The Senate on Wednesday rejected a bill [the Development, Relief and Education for Alien Minors Act] offering the children of illegal immigrants a path to citizenship if they serve in the military or complete two years of higher education. The defeat of the measure, which had attracted bipartisan support, underscored the difficulty of enacting even a narrowly tailored proposal in the polarizing atmosphere surrounding immigration reform.
The vote on the proposal was 52 to 44, short of the 60-vote margin needed to prevent a filibuster and begin debate. It was one small piece of a comprehensive immigration bill that collapsed in the Senate earlier this year, and it sparked a brief but heated debate.

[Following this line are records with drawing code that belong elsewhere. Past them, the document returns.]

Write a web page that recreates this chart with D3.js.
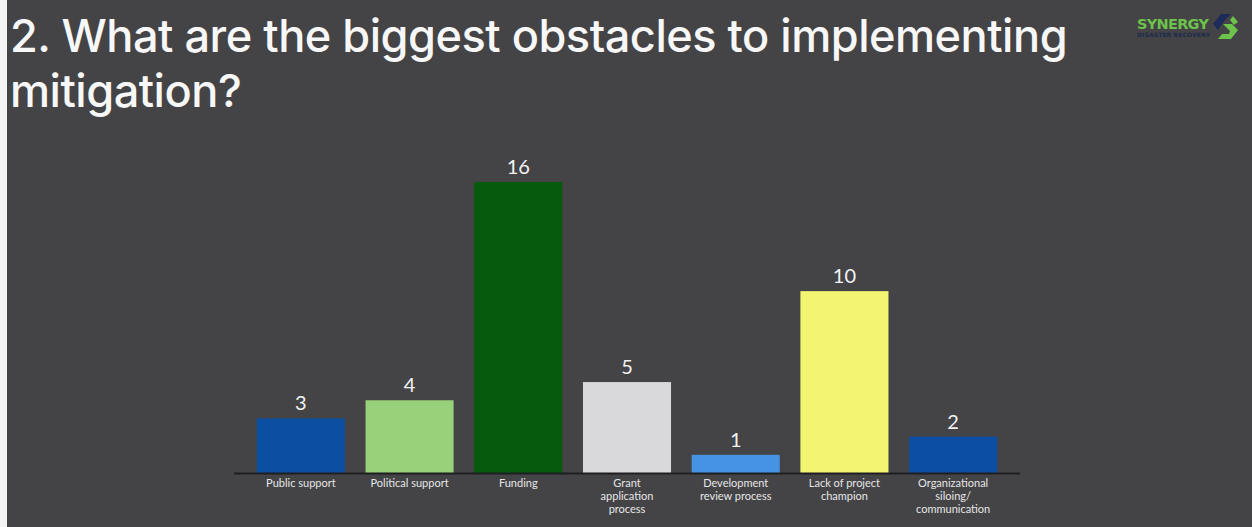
<!DOCTYPE html>
<html>
<head>
<meta charset="utf-8">
<script src="https://cdn.jsdelivr.net/npm/d3@7/dist/d3.min.js"></script>
<style>
  html, body { margin: 0; padding: 0; background: #444446; }
  svg { display: block; }
</style>
</head>
<body>
<svg id="chart" width="1252" height="527"></svg>
<script>
// Survey responses: obstacles to implementing mitigation
const categories = [
  ["Public support"],
  ["Political support"],
  ["Funding"],
  ["Grant", "application", "process"],
  ["Development", "review process"],
  ["Lack of project", "champion"],
  ["Organizational", "siloing/", "communication"]
];
const responses = [3, 4, 16, 5, 1, 10, 2];
const barColors = ["#0b4fa2", "#99d07a", "#055a0e", "#d9d9db", "#4693e6", "#f2f472", "#0c4ea3"];
const titleLines = ["2. What are the biggest obstacles to implementing", "mitigation?"];

const svg = d3.select("#chart");
const W = 1252, H = 527;

svg.append("rect").attr("width", W).attr("height", H).attr("fill", "#444446");
svg.append("rect").attr("x", 0).attr("y", 0).attr("width", 7).attr("height", H).attr("fill", "#f4f4f4");

// Title, sized so the first line spans the header width
const titleFont = "Inter, Lato, sans-serif";
const title = svg.append("g");
const t1 = title.append("text")
  .attr("x", 10).attr("y", 52)
  .attr("fill", "#f7f7f7")
  .attr("font-family", titleFont)
  .attr("font-weight", 500)
  .attr("letter-spacing", -0.5)
  .attr("font-size", 44)
  .text(titleLines[0]);
const w1 = t1.node().getComputedTextLength();
const fs = 44 * 1057 / w1;
t1.attr("font-size", fs);
title.append("text")
  .attr("x", 10).attr("y", 107)
  .attr("fill", "#f7f7f7")
  .attr("font-family", titleFont)
  .attr("font-weight", 500)
  .attr("letter-spacing", -0.5)
  .attr("font-size", fs)
  .text(titleLines[1]);

// Scales
const baseline = 473;
const x = d3.scaleBand()
  .domain(d3.range(categories.length))
  .range([246.5, 1007.5])
  .paddingInner(0.19)
  .paddingOuter(0.095);
const y = d3.scaleLinear().domain([0, 16]).range([baseline, 182]);

const bars = svg.append("g");
bars.selectAll("rect")
  .data(responses)
  .join("rect")
  .attr("x", (d, i) => x(i))
  .attr("y", d => y(d))
  .attr("width", x.bandwidth())
  .attr("height", d => baseline - y(d))
  .attr("fill", (d, i) => barColors[i]);

// Value labels above bars
bars.selectAll("text.value")
  .data(responses)
  .join("text")
  .attr("class", "value")
  .attr("x", (d, i) => x(i) + x.bandwidth() / 2)
  .attr("y", d => y(d) - 8)
  .attr("text-anchor", "middle")
  .attr("fill", "#f2f2f2")
  .attr("font-family", "Lato, 'Open Sans', sans-serif")
  .attr("font-size", 20)
  .text(d => d);

// Category axis
const axis = d3.axisBottom(x).tickSize(0).tickFormat("");
const axisG = svg.append("g").attr("transform", `translate(0,${baseline})`).call(axis);
axisG.select(".domain").remove();
axisG.append("line")
  .attr("x1", 234).attr("x2", 1020)
  .attr("y1", 0.5).attr("y2", 0.5)
  .attr("stroke", "#1f1f22").attr("stroke-width", 2);

axisG.selectAll(".tick").each(function(d) {
  const t = d3.select(this).append("text")
    .attr("text-anchor", "middle")
    .attr("fill", "#e6e6e6")
    .attr("font-family", "Lato, 'Open Sans', sans-serif")
    .attr("font-size", 11)
    .attr("y", 14);
  categories[d].forEach((line, k) => {
    t.append("tspan").attr("x", 0).attr("dy", k === 0 ? 0 : 13).text(line);
  });
});

// Logo
const logo = svg.append("g");
logo.append("text")
  .attr("x", 1137).attr("y", 29)
  .attr("fill", "#6cc24a")
  .attr("font-family", "'DejaVu Sans', sans-serif")
  .attr("font-weight", "bold")
  .attr("font-size", 14.5)
  .attr("textLength", 72)
  .text("SYNERGY");
logo.append("text")
  .attr("x", 1137).attr("y", 37)
  .attr("fill", "#1c2b4d")
  .attr("font-family", "'DejaVu Sans', sans-serif")
  .attr("font-weight", "bold")
  .attr("font-size", 6)
  .attr("textLength", 73)
  .text("DISASTER RECOVERY");
logo.append("path")
  .attr("d", "M1231,14 L1221,14 L1213,24 L1218,30 L1222,24 L1226,19 Z")
  .attr("fill", "#1c2b5a");
logo.append("path")
  .attr("d", "M1223,24 L1232,24 L1238,30 L1231,39 L1218,39 L1222,34 L1229,34 L1230,31 Z")
  .attr("fill", "#6cc24a");
logo.append("path")
  .attr("d", "M1233,16 L1238,22 L1234,25 L1230,20 Z")
  .attr("fill", "#6cc24a");
</script>
</body>
</html>
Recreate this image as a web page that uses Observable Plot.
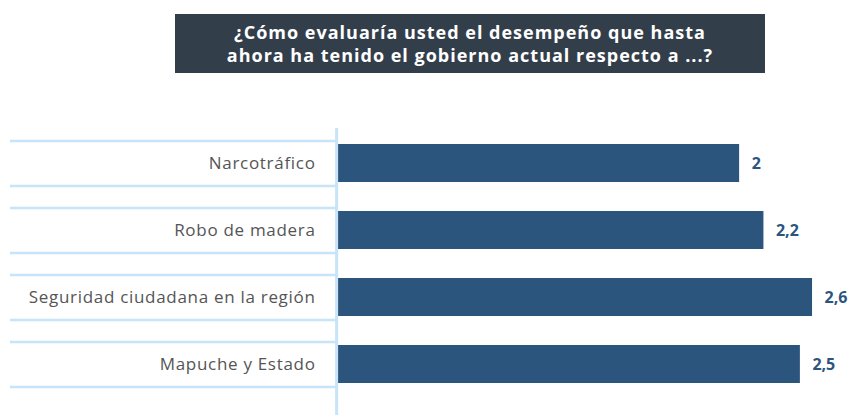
<!DOCTYPE html>
<html><head><meta charset="utf-8">
<script src="https://cdn.jsdelivr.net/npm/d3@7"></script>
<script src="https://cdn.jsdelivr.net/npm/@observablehq/plot@0.6"></script>
<style>
body{margin:0;background:#fff;font-family:"Open Sans",sans-serif;}
#title{position:absolute;left:175px;top:14px;width:590px;height:59px;background:#333e4b;color:#fff;font-weight:700;font-size:18px;line-height:23px;letter-spacing:1px;text-align:center;display:flex;align-items:center;justify-content:center;}
#chart{position:absolute;left:0;top:90px;}
</style></head><body>
<div id="title"><div>¿Cómo evaluaría usted el desempeño que hasta<br>ahora ha tenido el gobierno actual respecto a ...?</div></div>
<div id="chart"></div>
<script>
const categories = ["Narcotráfico", "Robo de madera", "Seguridad ciudadana en la región", "Mapuche y Estado"];
const values = [2, 2.2, 2.6, 2.5];
const axisMin = -4, barBase = -1.3, axisMax = 2.9;

const data = categories.map((c, i) => ({category: c, value: values[i]}));
const lineColor = "#c7e4f8";
const barColor = "#2c557e";

const chart = Plot.plot({
  width: 850, height: 328,
  marginTop: 38, marginBottom: 3, marginLeft: 10, marginRight: 1.5,
  x: {domain: [axisMin, axisMax], axis: null},
  y: {domain: categories, range: [53, 294.5], paddingInner: 0.43, paddingOuter: 0, axis: null},
  style: {fontFamily: "'Open Sans', sans-serif", background: "transparent"},
  marks: [
    Plot.ruleY(data, {y: "category", x1: axisMin, x2: barBase, dy: -22.5, stroke: lineColor, strokeWidth: 2.5}),
    Plot.ruleY(data, {y: "category", x1: axisMin, x2: barBase, dy: 22.5, stroke: lineColor, strokeWidth: 2.5}),
    Plot.ruleX([barBase], {dx: -2, stroke: lineColor, strokeWidth: 3}),
    Plot.barX(data, {y: "category", x1: barBase, x2: "value", fill: barColor}),
    Plot.text(data, {y: "category", x: barBase, text: "category", textAnchor: "end", dx: -23, fill: "#555", fontSize: 17}),
    Plot.text(data, {y: "category", x: "value", text: d => String(d.value).replace(".", ","), textAnchor: "start", dx: 12, fill: barColor, fontWeight: "bold", fontSize: 16})
  ]
});
const textGroups = chart.querySelectorAll('g[aria-label="text"]');
if (textGroups[0]) textGroups[0].setAttribute("letter-spacing", "0.7");
document.getElementById("chart").appendChild(chart);
</script>
</body></html>
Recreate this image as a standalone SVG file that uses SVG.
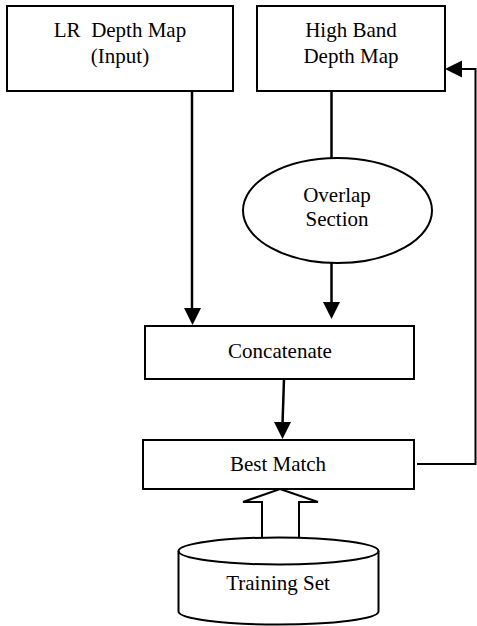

Opponents called the bill a form of amnesty and argued that it would create incentives for illegal immigrants to cross the border with their children. But Sen. Richard J. Durbin (D-Ill.), who supported the measure, said that “to turn on these children and treat them as criminals is an indication of the level of emotion and, in some cases, bigotry and hatred that is involved in this debate.”
LA Times story
I like the closing quote from Senator Durbin (D-Illinois):
“Don’t turn around and tell me tomorrow you need H-1B immigration visas to bring in talented people to America because we don’t have enough,” Durbin said. “Don’t take your anger on illegal immigration out on children who have nothing to say about this. They were brought to this country…. They’ve beaten the odds. We need them.”
I haven’t written much about the federal DREAM Act lately. Half of me supports it, and the other half of me feels the bills is rather weak. I don’t like the military service provision, which has been in previous iterations of the bill, but was more strongly stressed this time around. Second, undocumented students would still be ineligble for in-state tuition unless they were in a state like California or Texas which have laws which grant undocumented students in-state residency for tuition purposes. Third, students in college would not be eligible for federal grants, but would be able to get loans and work-study. On the positive side, the DREAM Act would regularize the status of those undocumented students who defy the odds and go through college or serve in the military. They’d actually be able to get jobs now.
Despite my ambivalence, I didn’t want to see the DREAM Act die. Arguably, it’s probably the most widely attractive immigration reform bill and it still couldn’t go anywhere. It’s another blow to the immigrant rights movement. If Congress doesn’t give a break to kids who had no choice but to follow their parents or guardians, then who will get a break?
One last question, why the hell was Barbara Boxer (D-California) not there?